Reasons Versus Excuses

What's the difference? 

October 22, 2013

Inspired might be the wrong word for me to use here. So let’s use provoked. Provoked by some of my students on the day their essays were due, I took to Twitter and asked, “What’s the difference between a reason and an excuse?” I got some really great responses and it pushed me to think about how I interact with my students but also how I view my own work (or sometimes lack thereof).

For me, one of the biggest issues is the unwillingness some students have to take responsibilities for their own...shortcomings. It’s always someone or something else’s fault, and when all else fails, blame technology. And I realize that many of my students face structural and social issues that are legitimate reasons why work was late, done improperly, etc, but at a certain point…

Take for example a student of mine who emailed me to let me know that she would not be attending class because it was "too cold outside." This particular student lived some distance from campus and only had a bicycle for transportation. It was the fall semester and the weather had turned cold. Her class with me was at 8:00, compounding the cold with darkness and general unpleasantness. On the one hand, this student was trying to live within their means and perhaps couldn't even afford a coat. On the other...it's fall in Kentucky; what did they think was going to eventually happen? At this point, it was only October, and the weather wasn't going to get any warmer, the days even shorter, but there was half a semester left of classes.

Legitimate reasons can often morph into excuses if left unchecked. A student who never checks their school email quickly goes from a reason in Week 1 to an excuse in Week 8. Or that computer that never seems to work quite right, as once you figure it out, it might be time to build time into your schedule to head to the many, many computer labs available on campus. And maybe that’s the most frustrating part to me, how the reasons (however legitimate) can turn into, or at least start sounding an awful lot, like excuses.

A recent “fitspiration” poster, “What’s Your Excuse?” caused a minor uproar on Facebook (yes, there are still people there). In a nutshell, a mother of three posed with rock-hard abs and her small children, chiding the rest of us for not having the same body/discipline/attitude. The link above does a great job of showing that there are legitimate reasons that a lot of women can’t look that way, with or without kids. Even more galling to me is in her non-apology, the author of the picture kept reiterating that it’s just that easy.

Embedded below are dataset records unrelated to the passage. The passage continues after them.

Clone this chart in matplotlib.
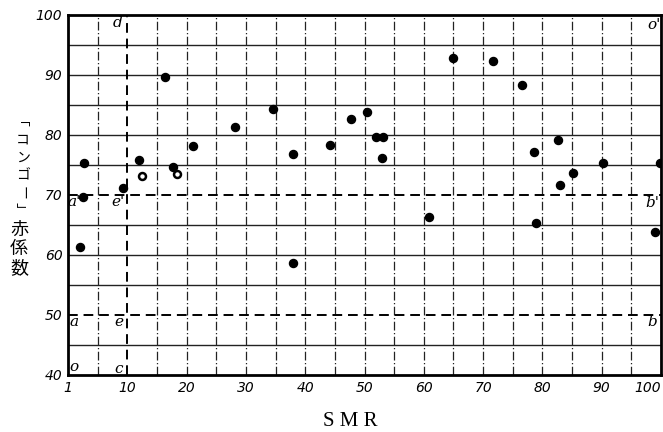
import matplotlib
matplotlib.use("Agg")
import matplotlib.pyplot as plt

# ---- data ----
filled_x = [2.0, 2.5, 2.7, 9.2, 12.0, 16.3, 17.7, 21.0, 28.2, 34.6, 38.0, 37.9,
            44.2, 47.7, 50.4, 51.9, 53.1, 52.9, 60.8, 64.9, 71.7, 76.6, 78.6,
            79.0, 82.6, 83.0, 85.1, 90.2, 99.0, 99.8]
filled_y = [61.3, 69.6, 75.4, 71.1, 75.8, 89.6, 74.7, 78.2, 81.3, 84.3, 76.8, 58.6,
            78.3, 82.7, 83.8, 79.7, 79.7, 76.1, 66.3, 92.8, 92.3, 88.3, 77.2,
            65.3, 79.2, 71.7, 73.6, 75.4, 63.8, 75.4]
open_x = [12.4, 18.4]
open_y = [73.2, 73.5]

xticks = [0, 10, 20, 30, 40, 50, 60, 70, 80, 90, 100]
xticklabels = ["1", "10", "20", "30", "40", "50", "60", "70", "80", "90", "100"]
yticks = [40, 50, 60, 70, 80, 90, 100]
yticklabels = ["40", "50", "60", "70", "80", "90", "100"]
grid_x = [5, 15, 20, 25, 30, 35, 40, 45, 50, 55, 60, 65, 70, 75, 80, 85, 90, 95]
grid_y = [45, 55, 60, 65, 75, 80, 85, 90, 95]
dash_x = [10]
dash_y = [50, 70]

ylabel_kana = ["「", "コ", "ン", "ゴ", "ー", "」"]
kana_rot = [-90, 0, 0, 0, -90, -90]
ylabel_kanji = ["赤", "係", "数"]

fig = plt.figure(figsize=(6.63, 4.32), dpi=100)
ax = fig.add_axes([68/663, 1-375/432, (661-68)/663, (375-15)/432])
ax.set_xlim(0, 100)
ax.set_ylim(40, 100)

for gx in grid_x:
    ax.axvline(gx, color="#222222", lw=0.9, ls=(0, (7, 2, 1, 2)), zorder=1)
for gy in grid_y:
    ax.axhline(gy, color="#222222", lw=1.0, zorder=1)
for dx in dash_x:
    ax.axvline(dx, color="black", lw=1.4, ls=(0, (5, 3)), zorder=1)
for dy in dash_y:
    ax.axhline(dy, color="black", lw=1.4, ls=(0, (5, 3)), zorder=1)

ax.plot(filled_x, filled_y, "o", color="black", ms=5.8, zorder=3)
ax.plot(open_x, open_y, "o", mfc="white", mec="black", mew=1.8, ms=5.0, zorder=3)

for s in ax.spines.values():
    s.set_linewidth(2.0)
    s.set_color("black")

ax.set_xticks(xticks)
ax.set_xticklabels(xticklabels, fontsize=10, style="italic")
ax.get_xticklabels()[-1].set_ha("right")
ax.set_yticks(yticks)
ax.set_yticklabels(yticklabels, fontsize=10, style="italic")
ax.tick_params(length=0, pad=4)

# corner letters
lab_kw = dict(fontsize=11, style="italic", family="DejaVu Serif", va="center", ha="center")
ax.text(8.4, 98.6, "d", **lab_kw)
ax.text(98.8, 98.3, "o'", **lab_kw)
ax.text(1.0, 68.8, "a'", **lab_kw)
ax.text(8.4, 68.8, "e'", **lab_kw)
ax.text(98.6, 68.7, "b'", **lab_kw)
ax.text(1.0, 48.8, "a", **lab_kw)
ax.text(8.6, 48.8, "e", **lab_kw)
ax.text(98.6, 48.8, "b", **lab_kw)
ax.text(1.0, 41.3, "o", **lab_kw)
ax.text(8.6, 41.0, "c", **lab_kw)

# axis labels
fig.text(350/663, 1-422/432, "S M R", fontsize=15, family="Liberation Serif",
         ha="center", va="center")
cjk = ["Noto Sans CJK JP", "DejaVu Sans"]
kana_y = [128, 140, 158, 175, 193, 209]
kana_x = [13, 23, 23, 23, 23, 21]
for ch, px, py, r in zip(ylabel_kana, kana_x, kana_y, kana_rot):
    fig.text(px/663, 1-py/432, ch, fontsize=10, family=cjk, rotation=r,
             ha="center", va="center")
kanji_y = [230, 249, 268]
for ch, py in zip(ylabel_kanji, kanji_y):
    fig.text(19/663, 1-py/432, ch, fontsize=13, family=cjk, ha="center", va="center")

fig.savefig("out.png", dpi=100)
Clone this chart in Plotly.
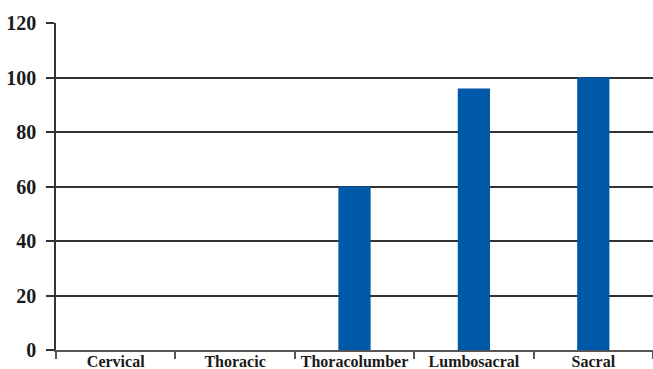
import plotly.graph_objects as go

categories = ["Cervical", "Thoracic", "Thoracolumber", "Lumbosacral", "Sacral"]
values = [0, 0, 60, 96, 100]
y_ticks = [0, 20, 40, 60, 80, 100, 120]

positions = list(range(len(categories)))
boundaries = [p - 0.5 for p in positions] + [positions[-1] + 0.5]

fig = go.Figure(
    go.Bar(
        x=positions,
        y=values,
        width=0.27,
        marker=dict(color="#0058a8", line=dict(width=0)),
    )
)

fig.update_layout(
    width=653,
    height=369,
    margin=dict(l=56, r=0, t=23, b=19),
    plot_bgcolor="white",
    paper_bgcolor="white",
    showlegend=False,
    font=dict(family="Liberation Serif", color="#1a1a1a"),
)

fig.update_xaxes(
    range=[-0.5, len(categories) - 0.5],
    tickvals=positions,
    ticktext=[f"<b>{c}</b>" for c in categories],
    ticks="",
    tickfont=dict(size=16, family="Liberation Serif", color="#1a1a1a"),
    ticklabelstandoff=-4,
    automargin=False,
    showgrid=False,
    zeroline=False,
    showline=True,
    linecolor="#555555",
    linewidth=2,
    minor=dict(
        tickvals=boundaries,
        ticks="outside",
        ticklen=7,
        tickcolor="#555555",
        tickwidth=1.5,
        showgrid=False,
    ),
)

fig.update_yaxes(
    range=[0, 120],
    tickvals=y_ticks,
    ticktext=[f"<b>{v}</b>" for v in y_ticks],
    ticks="outside",
    ticklen=8,
    tickcolor="#333333",
    tickwidth=1.5,
    tickfont=dict(size=20, family="Liberation Serif", color="#1a1a1a"),
    ticklabelstandoff=6,
    automargin=False,
    showgrid=True,
    gridcolor="#333333",
    gridwidth=1.5,
    zeroline=False,
    showline=True,
    linecolor="#333333",
    linewidth=1.5,
)

fig.write_html("out.html")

I bring this up, however, not just to show how complicated differentiating these days between a reason and an excuse, but also to remind myself to be more patient with my students, because maybe it isn’t just that easy for them, in the same way it isn’t easy for me to rock six-pack abs. I don’t want to try to motivate them by shaming them, or by dismissing or belittling the real challenges they face. But I do want to help them improve and take responsibilities for the things they can control to do the best they can, perhaps even better than they thought they could.

That, to me, is what an educator should do. And that really isn’t easy.